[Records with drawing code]
######
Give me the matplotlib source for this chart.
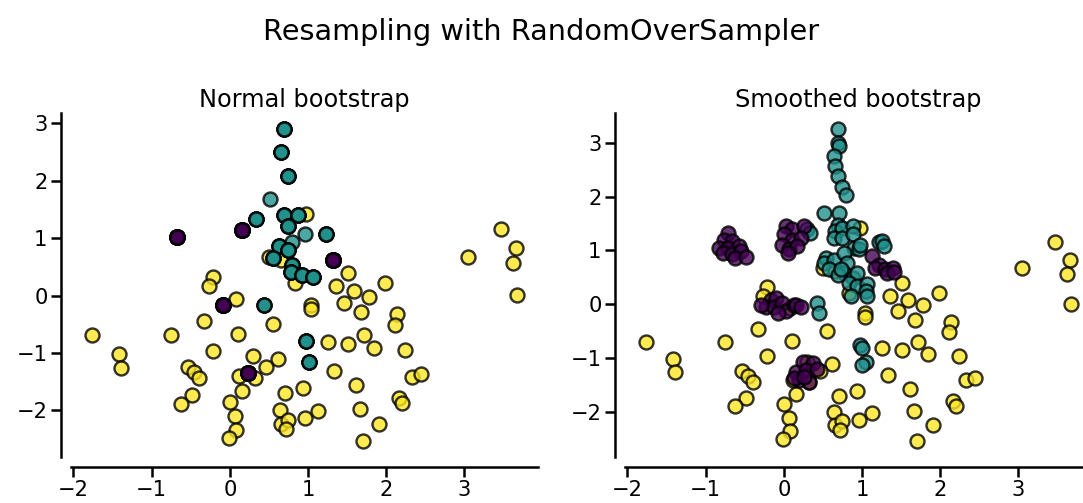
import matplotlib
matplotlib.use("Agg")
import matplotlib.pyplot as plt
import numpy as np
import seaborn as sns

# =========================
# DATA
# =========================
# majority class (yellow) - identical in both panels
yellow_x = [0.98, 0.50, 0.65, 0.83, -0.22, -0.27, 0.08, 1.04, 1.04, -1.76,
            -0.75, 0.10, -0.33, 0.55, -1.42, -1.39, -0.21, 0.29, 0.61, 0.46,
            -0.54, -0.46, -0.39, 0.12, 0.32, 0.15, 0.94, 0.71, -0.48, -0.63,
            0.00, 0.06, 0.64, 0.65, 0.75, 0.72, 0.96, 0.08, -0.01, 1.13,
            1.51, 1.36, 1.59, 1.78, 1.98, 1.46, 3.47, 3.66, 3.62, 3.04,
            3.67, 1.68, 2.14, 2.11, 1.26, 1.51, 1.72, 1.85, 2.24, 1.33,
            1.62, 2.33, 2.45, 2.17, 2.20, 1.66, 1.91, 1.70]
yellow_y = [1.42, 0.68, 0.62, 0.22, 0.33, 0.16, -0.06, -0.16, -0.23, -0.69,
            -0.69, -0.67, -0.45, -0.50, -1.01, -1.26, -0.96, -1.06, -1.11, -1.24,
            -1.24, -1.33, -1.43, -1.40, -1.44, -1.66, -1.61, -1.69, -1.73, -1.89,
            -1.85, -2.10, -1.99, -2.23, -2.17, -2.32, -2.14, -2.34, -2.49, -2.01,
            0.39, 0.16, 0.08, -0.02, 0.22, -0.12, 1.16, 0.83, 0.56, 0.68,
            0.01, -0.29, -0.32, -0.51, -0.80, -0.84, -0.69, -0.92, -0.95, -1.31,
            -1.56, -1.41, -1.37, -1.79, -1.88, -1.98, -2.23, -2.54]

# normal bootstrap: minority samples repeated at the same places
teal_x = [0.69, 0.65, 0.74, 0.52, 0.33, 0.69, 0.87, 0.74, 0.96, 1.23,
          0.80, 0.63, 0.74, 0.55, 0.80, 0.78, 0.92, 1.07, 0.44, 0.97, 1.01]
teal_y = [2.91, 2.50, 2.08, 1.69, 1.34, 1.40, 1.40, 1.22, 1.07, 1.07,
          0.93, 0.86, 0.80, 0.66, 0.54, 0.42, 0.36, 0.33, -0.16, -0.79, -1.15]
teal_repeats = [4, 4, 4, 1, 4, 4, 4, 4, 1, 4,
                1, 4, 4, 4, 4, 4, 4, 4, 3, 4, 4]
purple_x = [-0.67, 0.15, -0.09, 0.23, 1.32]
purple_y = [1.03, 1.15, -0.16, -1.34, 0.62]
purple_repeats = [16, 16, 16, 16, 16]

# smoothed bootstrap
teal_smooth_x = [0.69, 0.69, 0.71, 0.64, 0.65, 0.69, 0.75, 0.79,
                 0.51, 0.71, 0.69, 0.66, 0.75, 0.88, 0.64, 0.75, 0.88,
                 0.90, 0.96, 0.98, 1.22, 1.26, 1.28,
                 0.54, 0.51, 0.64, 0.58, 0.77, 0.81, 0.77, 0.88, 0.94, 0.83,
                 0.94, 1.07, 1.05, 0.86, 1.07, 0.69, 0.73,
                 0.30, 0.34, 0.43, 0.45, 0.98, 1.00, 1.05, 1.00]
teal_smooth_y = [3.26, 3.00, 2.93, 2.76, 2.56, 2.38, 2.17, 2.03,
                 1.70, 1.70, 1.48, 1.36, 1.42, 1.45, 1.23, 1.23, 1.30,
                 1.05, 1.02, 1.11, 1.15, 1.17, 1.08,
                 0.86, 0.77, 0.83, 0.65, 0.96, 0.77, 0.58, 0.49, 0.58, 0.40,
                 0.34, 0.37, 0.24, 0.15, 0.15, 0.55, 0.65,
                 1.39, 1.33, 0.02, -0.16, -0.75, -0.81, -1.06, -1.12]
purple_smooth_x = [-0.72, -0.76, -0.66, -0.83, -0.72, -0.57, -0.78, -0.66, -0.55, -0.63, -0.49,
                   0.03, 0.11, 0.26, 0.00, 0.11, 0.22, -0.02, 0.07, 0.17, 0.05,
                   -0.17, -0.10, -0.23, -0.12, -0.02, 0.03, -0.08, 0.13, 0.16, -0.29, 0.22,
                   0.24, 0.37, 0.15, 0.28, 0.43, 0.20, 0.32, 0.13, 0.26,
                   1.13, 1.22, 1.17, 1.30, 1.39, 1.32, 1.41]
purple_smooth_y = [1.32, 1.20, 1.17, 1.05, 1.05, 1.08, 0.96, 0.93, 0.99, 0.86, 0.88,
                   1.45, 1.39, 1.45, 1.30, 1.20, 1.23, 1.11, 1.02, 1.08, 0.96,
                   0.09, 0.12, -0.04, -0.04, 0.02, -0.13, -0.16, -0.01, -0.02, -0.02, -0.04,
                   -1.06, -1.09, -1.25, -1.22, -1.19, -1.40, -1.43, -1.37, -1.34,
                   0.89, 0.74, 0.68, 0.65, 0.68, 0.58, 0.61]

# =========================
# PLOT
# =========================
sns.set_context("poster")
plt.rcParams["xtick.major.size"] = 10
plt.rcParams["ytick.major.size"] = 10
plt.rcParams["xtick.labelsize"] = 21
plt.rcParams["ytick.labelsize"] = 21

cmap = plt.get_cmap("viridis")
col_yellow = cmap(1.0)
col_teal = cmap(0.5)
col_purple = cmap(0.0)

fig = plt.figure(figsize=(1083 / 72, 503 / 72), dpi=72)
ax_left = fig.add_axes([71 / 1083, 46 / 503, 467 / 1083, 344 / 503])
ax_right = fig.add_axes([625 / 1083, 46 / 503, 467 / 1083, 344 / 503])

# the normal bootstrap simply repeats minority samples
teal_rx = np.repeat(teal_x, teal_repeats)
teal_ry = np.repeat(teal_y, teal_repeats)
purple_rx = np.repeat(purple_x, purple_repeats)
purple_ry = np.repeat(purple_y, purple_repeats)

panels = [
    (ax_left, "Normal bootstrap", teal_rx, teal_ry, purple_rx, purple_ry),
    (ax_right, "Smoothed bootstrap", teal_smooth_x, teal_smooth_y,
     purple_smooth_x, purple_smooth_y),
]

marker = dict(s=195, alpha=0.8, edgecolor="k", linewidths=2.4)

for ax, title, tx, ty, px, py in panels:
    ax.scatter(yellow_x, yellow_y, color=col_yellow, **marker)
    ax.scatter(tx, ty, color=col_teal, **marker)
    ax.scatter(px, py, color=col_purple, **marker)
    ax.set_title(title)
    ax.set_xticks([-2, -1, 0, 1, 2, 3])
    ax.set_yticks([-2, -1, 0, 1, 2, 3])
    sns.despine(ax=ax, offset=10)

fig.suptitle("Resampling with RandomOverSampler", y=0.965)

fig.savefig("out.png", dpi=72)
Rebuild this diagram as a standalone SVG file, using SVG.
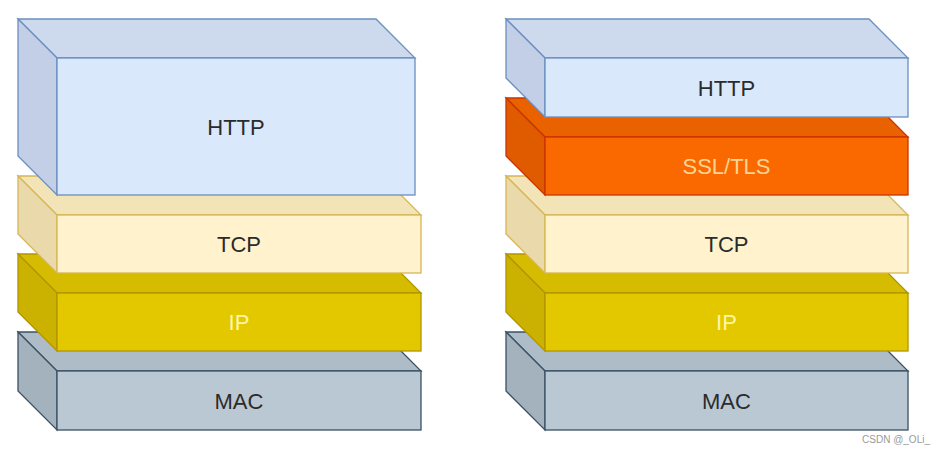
######
* **Written task**:
Write out nothing but the lines from the start of the data through the line with "import seaborn as sns". Leave out the pictures.

* **Answer in full**:
Give me the matplotlib source for this chart.
import matplotlib
matplotlib.use("Agg")
import matplotlib.pyplot as plt
import numpy as np
import seaborn as sns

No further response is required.